In general it appears that while Singaporean believe in an egalitarian and a meritocratic society, there remains a general reluctance to discuss racial issues. Though there are some individuals who are more than willing to discuss their views in private. In 2020 the Straits Times argued that it is possible to have constructive discussions about race in Singapore.

== Debate ==
The Singapore state's treatment of race has also faced criticism from some academics. Scholar S. Velayutham argues that the state's constant focus on the "spectre of racial violence has literally erased the notion of racism from public and official discourses". Velayutham also argues and that "the need to maintain racial harmony, social cohesion and tolerance is repeatedly voiced to render racist practices as non-occurrences". Other scholars such as N. Purushotam take issue with the orientalist underpinnings of the CMIO classification, and argue that continued adherence to the model merely avoids reconceptualisation of the term "race". The "Others" category has also been criticised, with scholar Elaine Ho contending that the grouping of ethnic groups into the category "glosses over their social heterogeneity and different needs".

In 2025 debate, Law and Home Affairs Minister K. Shanmugam argued that eliminating the CMIO administrative framework "will result in the Government not being able to identify and address the differences between racial groups", pointing out that since France removed the collection of race-based data in 1978, the racial tensions remain and France has seen a surge in race-related offences in recent years.

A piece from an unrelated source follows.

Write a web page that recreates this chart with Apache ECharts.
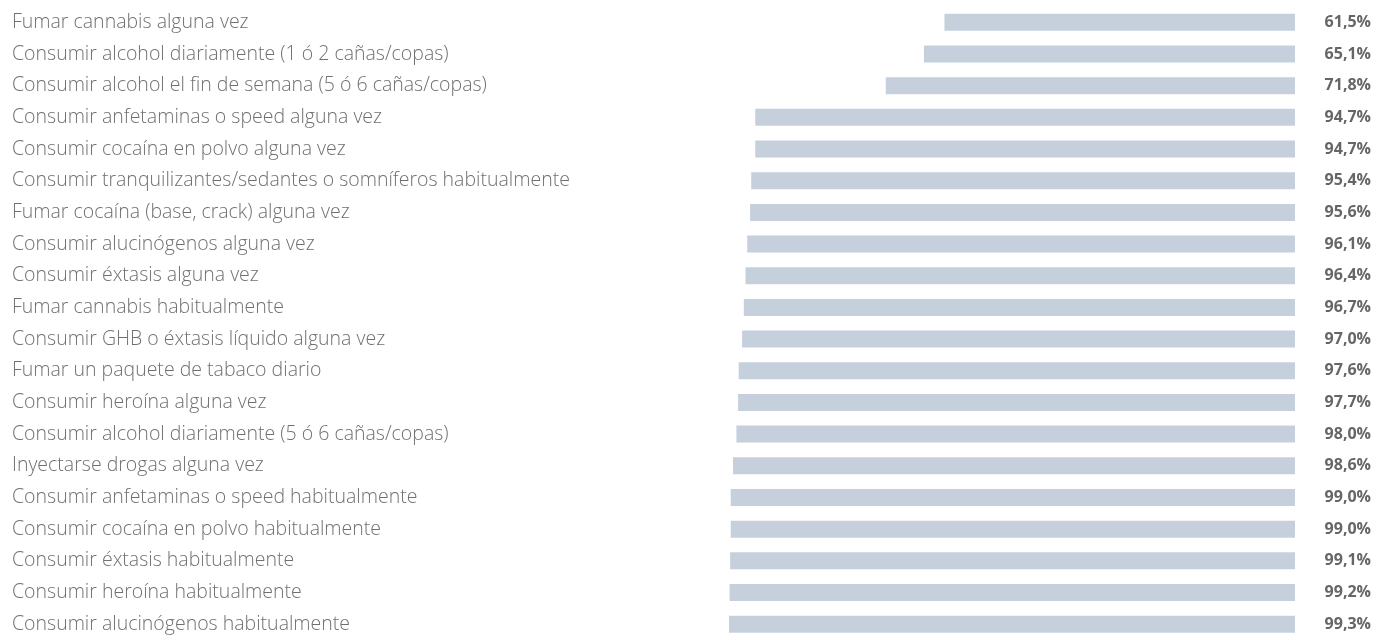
<!DOCTYPE html>
<html>
<head>
<meta charset="utf-8">
<script src="https://cdn.jsdelivr.net/npm/echarts@6/dist/echarts.min.js"></script>
<style>
  html, body { margin: 0; padding: 0; background: #fff; }
  #main { width: 1375px; height: 640px; }
</style>
</head>
<body>
<div id="main"></div>
<script>
// categorias (de arriba a abajo)
var categorias = [
    'Fumar cannabis alguna vez',
    'Consumir alcohol diariamente (1 ó 2 cañas/copas)',
    'Consumir alcohol el fin de semana (5 ó 6 cañas/copas)',
    'Consumir anfetaminas o speed alguna vez',
    'Consumir cocaína en polvo alguna vez',
    'Consumir tranquilizantes/sedantes o somníferos habitualmente',
    'Fumar cocaína (base, crack) alguna vez',
    'Consumir alucinógenos alguna vez',
    'Consumir éxtasis alguna vez',
    'Fumar cannabis habitualmente',
    'Consumir GHB o éxtasis líquido alguna vez',
    'Fumar un paquete de tabaco diario',
    'Consumir heroína alguna vez',
    'Consumir alcohol diariamente (5 ó 6 cañas/copas)',
    'Inyectarse drogas alguna vez',
    'Consumir anfetaminas o speed habitualmente',
    'Consumir cocaína en polvo habitualmente',
    'Consumir éxtasis habitualmente',
    'Consumir heroína habitualmente',
    'Consumir alucinógenos habitualmente'
];

// porcentajes
var valores = [61.5, 65.1, 71.8, 94.7, 94.7, 95.4, 95.6, 96.1, 96.4, 96.7,
               97.0, 97.6, 97.7, 98.0, 98.6, 99.0, 99.0, 99.1, 99.2, 99.3];

var etiquetas = valores.map(function (v) {
    return v.toFixed(1).replace('.', ',') + '%';
});

var chartDom = document.getElementById('main');
var myChart = echarts.init(chartDom);

var option = {
    animation: false,
    grid: {
        left: 725,
        right: 80,
        top: 6.5,
        height: 640
    },
    xAxis: {
        type: 'value',
        min: 0,
        max: 100,
        inverse: true,
        show: false
    },
    yAxis: [
        {
            type: 'category',
            data: categorias,
            inverse: true,
            position: 'left',
            axisLine: { show: false },
            axisTick: { show: false },
            axisLabel: {
                align: 'left',
                margin: 713,
                fontFamily: 'Open Sans',
                fontWeight: 300,
                fontSize: 19.5,
                color: '#707070'
            }
        },
        {
            type: 'category',
            data: etiquetas,
            inverse: true,
            position: 'right',
            axisLine: { show: false },
            axisTick: { show: false },
            axisLabel: {
                align: 'right',
                margin: 76,
                fontFamily: 'Open Sans',
                fontWeight: 'bold',
                fontSize: 16,
                color: '#666'
            }
        }
    ],
    series: [
        {
            type: 'bar',
            data: valores,
            barWidth: 17,
            itemStyle: { color: '#c6d0dc' },
            silent: true
        }
    ]
};

myChart.setOption(option);
</script>
</body>
</html>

He added that the Government's view is that the lack of race-based data prevents measuring and understanding the difficulties that different races face in different areas, and prevents effective intervention to resolve those issues.

Nevertheless, CMIO framework retains majority mainstream support among Singaporeans. A 2016 joint survey by Channel NewsAsia and the Institute of Policy Studies showed that a majority of respondents believed that the CMIO classification helps build trust between the races (69%), fosters greater interaction between races (69%) and safeguards minority rights (71%). In a 2017 interview with local newspaper TODAY, the survey's lead researcher Mathew Mathews said that "[t]he answer is not dismantling the framework, the answer is to ensure that all the communities continue to be embracing (of others)."

== Academic research ==
A literature review in 2018 found 13 studies that investigated racism in Singapore. Given the limitations of the studies, the review made four recommendations for future research: (a) develop a reliable and valid instrument to assess racism, (b) conduct experimental research to examine racism perpetuated by the majority or institutions, (c) examine the negative effects of racism, and (d) develop and evaluate interventions for racism. Following the recommendations, racism was examined in an experimental study. In a simulated hiring decision task, Singaporean Chinese participants rated a Malay job applicant as less competent, less suitable for the job, and recommended them a lower salary ($2890.94 vs $2992.73) than an equally qualified Chinese applicant who was in turn rated lower than an equally qualified White candidate ($3112.74). The study provided the first and only experimental evidence of racism in Singapore.